Histórias de amadurecimento entre a adolescência e a fase adulta não são novidade, ainda assim, Lady Bird consegue fazer uma leitura realista e com poucas romantizações desta fase da vida de uma adolescente que está prestes a entrar na faculdade. O roteiro e direção são de Greta Gerwig, que também é atriz e tem neste filme quase que uma autobiografia.
A história é sobre Christine “Lady Bird” (Saoirse Ronan), uma garota que está no último ano do ensino médio em uma escola católica da cidade de Sacramento. Ela tem uma inquietação que a faz “odiar” a cidade em que vive e sonhar com um futuro cheio de aventuras e realizações do outro lado do país, provavelmente em Nova York.
Além disso, ela tem uma relação extremamente conturbada com a mãe (Laurie Metclaf) e passa por experiências que são bem típicas desta fase da vida: o primeiro namorado, a primeira decepção amorosa, a primeira relação sexual, a melhor amiga e uma tendência à transgressão. É tudo bem familiar pra todo mundo que já foi adolescente, mas a forma com que o roteiro apresenta tudo isso tem uma originalidade que nos convence de que aquelas pessoas e situações são reais.
Uma das primeiras coisas que me chamou atenção foi a quebra de alguns paradoxos ao longo do filme: a nossa heroína faz um monte de coisa que nós não aprovamos, a mãe dela é “assustadora e carinhosa”, o pai que parece super amoroso tem lá seus problemas, o irmão que frequentou uma boa faculdade mas trabalha como caixa de supermercado e a garota popular que está bem longe do grupinho de Meninas Malvadas, por exemplo. Embora nenhum destes personagens tenha o aprofundamento dado à Lady Bird, é um alívio ver esta tentativa de se aproximar da realidade, de não ter estereótipos tão claros e deixar o público realmente na dúvida se ama ou odeia determinado personagem.
Outro ponto que ajuda muito nesta originalidade são os diálogos, principalmente entre Lady Bird e sua mãe. A mudança de rumo que certas conversas tomam, passando de um momento de cumplicidade para uma discussão catastrófica é o que te mantém muito mais ligado no que está acontecendo. Da mesma forma, os diálogos são muito verdadeiros: não há uma preocupação em descascar frases de efeito ou de todo mundo sempre ter a melhor resposta na ponta da língua. Não parece roteirizado ou ensaiado e é muito provável que te lembre de discussões que você já teve com os seus pais.
Apesar da vida de Lady Bird não parecer nem de longe perfeita, o filme tem um humor muito bem-vindo, ora pelas situações criadas pelo roteiro, ora pela nossa própria lembrança de como adolescentes podem ser dramáticos. Tem uma cena em que o padre que dirige o grupo de teatro é substituído que é uma das minhas preferidas.

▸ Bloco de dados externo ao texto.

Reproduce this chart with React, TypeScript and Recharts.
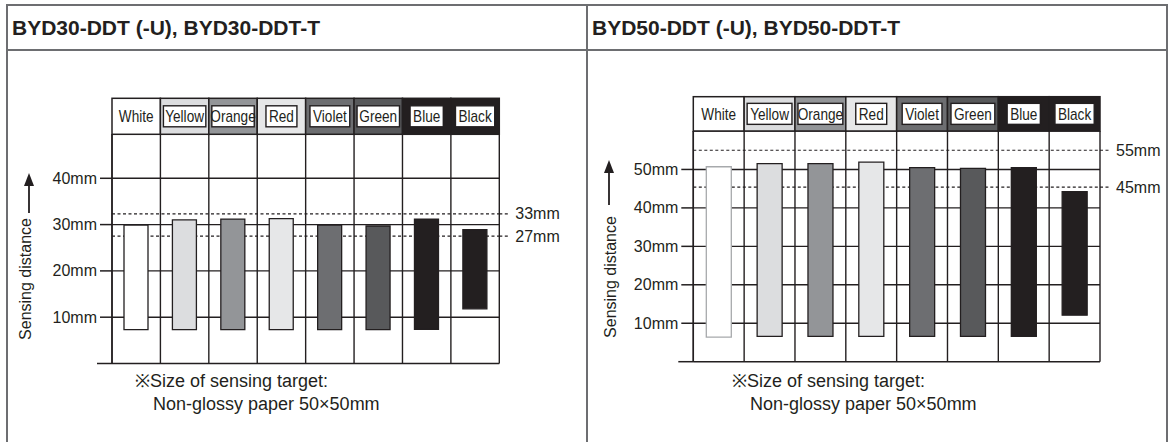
import React from "react";
import { Bar, BarChart, CartesianGrid, Cell, ReferenceLine, XAxis, YAxis } from "recharts";

const INK = "#231f20";
const FRAME = "#6d6e71";
const SANS = "Arial, 'Liberation Sans', Helvetica, sans-serif";

// target colours (categories), drawn as grey shades like the original sheet
const categories = ["White", "Yellow", "Orange", "Red", "Violet", "Green", "Blue", "Black"];
const shades = ["#ffffff", "#dcdddf", "#939598", "#e6e7e8", "#6d6e71", "#58595b", "#231f20", "#231f20"];
const boxed = [false, true, true, true, true, true, true, true];

// BYD30: sensing range (mm), bottom and top of each bar
const low30 = [7.3, 7.3, 7.3, 7.3, 7.3, 7.3, 7.4, 11.8];
const high30 = [29.9, 31.0, 31.2, 31.3, 29.9, 29.7, 31.2, 28.9];
const ticks30 = [0, 10, 20, 30, 40];
const refs30 = [32.3, 27.5];
const refLabels30 = ["33mm", "27mm"];

// BYD50
const low50 = [6.4, 6.6, 6.6, 6.6, 6.6, 6.6, 6.6, 12.1];
const high50 = [50.7, 51.5, 51.5, 51.9, 50.5, 50.3, 50.5, 44.2];
const ticks50 = [0, 10, 20, 30, 40, 50];
const refs50 = [55, 45.4];
const refLabels50 = ["55mm", "45mm"];

// no narrow font installed, so header labels get squeezed to ~80% width
const LABEL_SIZE = 17;
const SQUEEZE = 0.8;

let canvasCtx: CanvasRenderingContext2D | null = null;
function textWidth(s: string, font: string) {
  if (!canvasCtx) canvasCtx = document.createElement("canvas").getContext("2d");
  if (!canvasCtx) return s.length * 8;
  canvasCtx.font = font;
  return canvasCtx.measureText(s).width;
}

type PanelProps = {
  left: number;
  width: number;
  low: number[];
  high: number[];
  ticks: number[];
  domain: [number, number];
  refs: number[];
  refLabels: string[];
  margin: { top: number; right: number; bottom: number };
  axisWidth: number;
  headerH: number;
  barSize: number;
  whiteStroke: string;
};

function Panel(p: PanelProps) {
  const data = categories.map((name, i) => ({ name, range: [p.low[i], p.high[i]] }));
  const plotW = p.width - p.axisWidth - p.margin.right;
  const band = plotW / categories.length;

  const headerTick = (t: any) => {
    const i = categories.indexOf(t.payload.value);
    const x0 = t.x - band / 2;
    const top = t.y - p.headerH;
    const tw = textWidth(t.payload.value, `${LABEL_SIZE}px Arial, 'Liberation Sans', sans-serif`) * SQUEEZE;
    const bw = Math.min(band - 6, tw + 6);
    const mid = top + p.headerH / 2;
    return (
      <g>
        <rect x={x0} y={top} width={band} height={p.headerH} fill={shades[i]} stroke={INK} strokeWidth={1.5} />
        {boxed[i] && (
          <rect x={t.x - bw / 2} y={mid - 10.5} width={bw} height={21} fill="#fff" stroke={INK} strokeWidth={1.4} />
        )}
        <text
          x={t.x}
          y={mid + 0.5}
          textAnchor="middle"
          dominantBaseline="central"
          fontFamily={SANS}
          fontSize={LABEL_SIZE}
          textLength={tw}
          lengthAdjust="spacingAndGlyphs"
          fill={INK}
        >
          {t.payload.value}
        </text>
      </g>
    );
  };

  const yTick = (t: any) => {
    const v = t.payload.value;
    return (
      <g>
        <line x1={t.x - (v === 0 ? 15 : 12)} x2={t.x} y1={t.y} y2={t.y} stroke={INK} strokeWidth={1.5} />
        {v !== 0 && (
          <text x={t.x - 15} y={t.y} textAnchor="end" dominantBaseline="central" fontFamily={SANS} fontSize={16} fill={INK}>
            {v}mm
          </text>
        )}
      </g>
    );
  };

  const refLabel = (text: string) => (lp: any) => {
    const vb = lp.viewBox || {};
    const right = vb.x + vb.width;
    return (
      <g>
        <line x1={right} x2={right + 11} y1={vb.y} y2={vb.y} stroke={INK} strokeWidth={1.2} strokeDasharray="3 2.5" />
        <text x={right + 16} y={vb.y} dominantBaseline="central" fontFamily={SANS} fontSize={16} fill={INK}>
          {text}
        </text>
      </g>
    );
  };

  return (
    <div style={{ position: "absolute", left: p.left, top: 0 }}>
      <BarChart
        width={p.width}
        height={442}
        data={data}
        margin={{ top: p.margin.top, right: p.margin.right, bottom: p.margin.bottom, left: 0 }}
      >
        <CartesianGrid
          stroke={INK}
          strokeWidth={1.4}
          verticalCoordinatesGenerator={() => categories.map((_, i) => p.axisWidth + i * band).concat([p.axisWidth + plotW])}
        />
        <XAxis
          dataKey="name"
          orientation="top"
          height={p.headerH}
          axisLine={false}
          tickLine={false}
          tickSize={0}
          tickMargin={0}
          interval={0}
          tick={headerTick}
        />
        <YAxis
          type="number"
          domain={p.domain}
          ticks={p.ticks}
          interval={0}
          width={p.axisWidth}
          axisLine={{ stroke: INK, strokeWidth: 1.5 }}
          tickLine={false}
          tickSize={0}
          tickMargin={0}
          tick={yTick}
        />
        {p.refs.map((v, i) => (
          <ReferenceLine
            key={v}
            y={v}
            stroke={INK}
            strokeWidth={1.2}
            strokeDasharray="3 2.5"
            zIndex={250}
            label={refLabel(p.refLabels[i])}
          />
        ))}
        <Bar dataKey="range" barSize={p.barSize} isAnimationActive={false}>
          {data.map((d, i) => (
            <Cell key={d.name} fill={shades[i]} stroke={i === 0 ? p.whiteStroke : INK} strokeWidth={1.3} />
          ))}
        </Bar>
      </BarChart>
    </div>
  );
}

function AxisTitle({ x, y, ax, tip, base }: { x: number; y: number; ax: number; tip: number; base: number }) {
  return (
    <g>
      <text
        x={x}
        y={y}
        transform={`rotate(-90 ${x} ${y})`}
        textAnchor="middle"
        dominantBaseline="central"
        fontFamily={SANS}
        fontSize={16}
        fill={INK}
      >
        Sensing distance
      </text>
      <line x1={ax} x2={ax} y1={base} y2={tip + 10} stroke={INK} strokeWidth={1.8} />
      <polygon points={`${ax},${tip} ${ax - 5},${tip + 13} ${ax + 5},${tip + 13}`} fill={INK} />
    </g>
  );
}

function Note({ left, top }: { left: number; top: number }) {
  return (
    <div style={{ position: "absolute", left, top, fontFamily: SANS, fontSize: 18, lineHeight: "23px", color: INK }}>
      <div>※Size of sensing target:</div>
      <div style={{ paddingLeft: 18 }}>Non-glossy paper 50×50mm</div>
    </div>
  );
}

export default function App() {
  return (
    <div style={{ position: "relative", width: 1169, height: 442, background: "#fff", overflow: "hidden" }}>
      <style>{`body{margin:0}`}</style>
      <div
        style={{
          position: "absolute",
          left: 6,
          top: 4,
          width: 1162,
          height: 470,
          border: `2px solid ${FRAME}`,
          boxSizing: "border-box",
        }}
      />
      <div style={{ position: "absolute", left: 6, top: 49, width: 1162, height: 2, background: FRAME }} />
      <div style={{ position: "absolute", left: 586, top: 4, width: 2, height: 440, background: FRAME }} />
      {[
        { left: 12, text: "BYD30-DDT (-U), BYD30-DDT-T" },
        { left: 592, text: "BYD50-DDT (-U), BYD50-DDT-T" },
      ].map((t) => (
        <div
          key={t.left}
          style={{
            position: "absolute",
            left: t.left,
            top: 6,
            height: 43,
            display: "flex",
            alignItems: "center",
            fontFamily: SANS,
            fontWeight: "bold",
            fontSize: 21,
            color: INK,
          }}
        >
          {t.text}
        </div>
      ))}

      <Panel
        left={0}
        width={585}
        low={low30}
        high={high30}
        ticks={ticks30}
        domain={[0, 49.5]}
        refs={refs30}
        refLabels={refLabels30}
        margin={{ top: 98.3, right: 85.7, bottom: 78.5 }}
        axisWidth={112}
        headerH={36}
        barSize={24}
        whiteStroke={INK}
      />
      <Panel
        left={587}
        width={582}
        low={low50}
        high={high50}
        ticks={ticks50}
        domain={[0, 60]}
        refs={refs50}
        refLabels={refLabels50}
        margin={{ top: 96.7, right: 69, bottom: 80.3 }}
        axisWidth={106.3}
        headerH={34.3}
        barSize={25}
        whiteStroke="#a7a9ac"
      />

      <svg width={1169} height={442} style={{ position: "absolute", left: 0, top: 0, pointerEvents: "none" }}>
        <AxisTitle x={25} y={279} ax={29} tip={173} base={213} />
        <AxisTitle x={610} y={277} ax={609} tip={160} base={205} />
      </svg>

      <Note left={135} top={370} />
      <Note left={732} top={370} />
    </div>
  );
}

Saoirse Ronan, apesar de ser mais velha que a personagem, consegue convencer como adolescente inquieta. Não me parece ser o papel que mais exigiu dela, mas ainda é um ótimo trabalho que merece a sua atenção. Mesmo com menos tempo de tela, Laurie Metclaf consegue se sobressair com a complexidade que a personagem dela exige: uma mãe que quer o melhor para a sua filha, mas que ao mesmo tempo carrega as frustrações de ser chefe de uma família com problemas financeiros e não consegue evitar o embate com a adolescente.
Mesmo com poucas chances de levar Oscars nas cinco categorias em que está indicado, Lady Bird tem uma mensagem bacana não apenas sobre o amadurecimento da personagem, mas sobre vidas imperfeitas, sororidade, a ilusão de que mudar de lugar resolverá magicamente todos os seus problemas, relações complicadas mas nem por isso sem amor e de como a relação com o lugar em que você mora define quem você é. Sim, tudo isso num filme cuja protagonista é uma adolescente que tem um objetivo muito maior do que encontrar um namorado.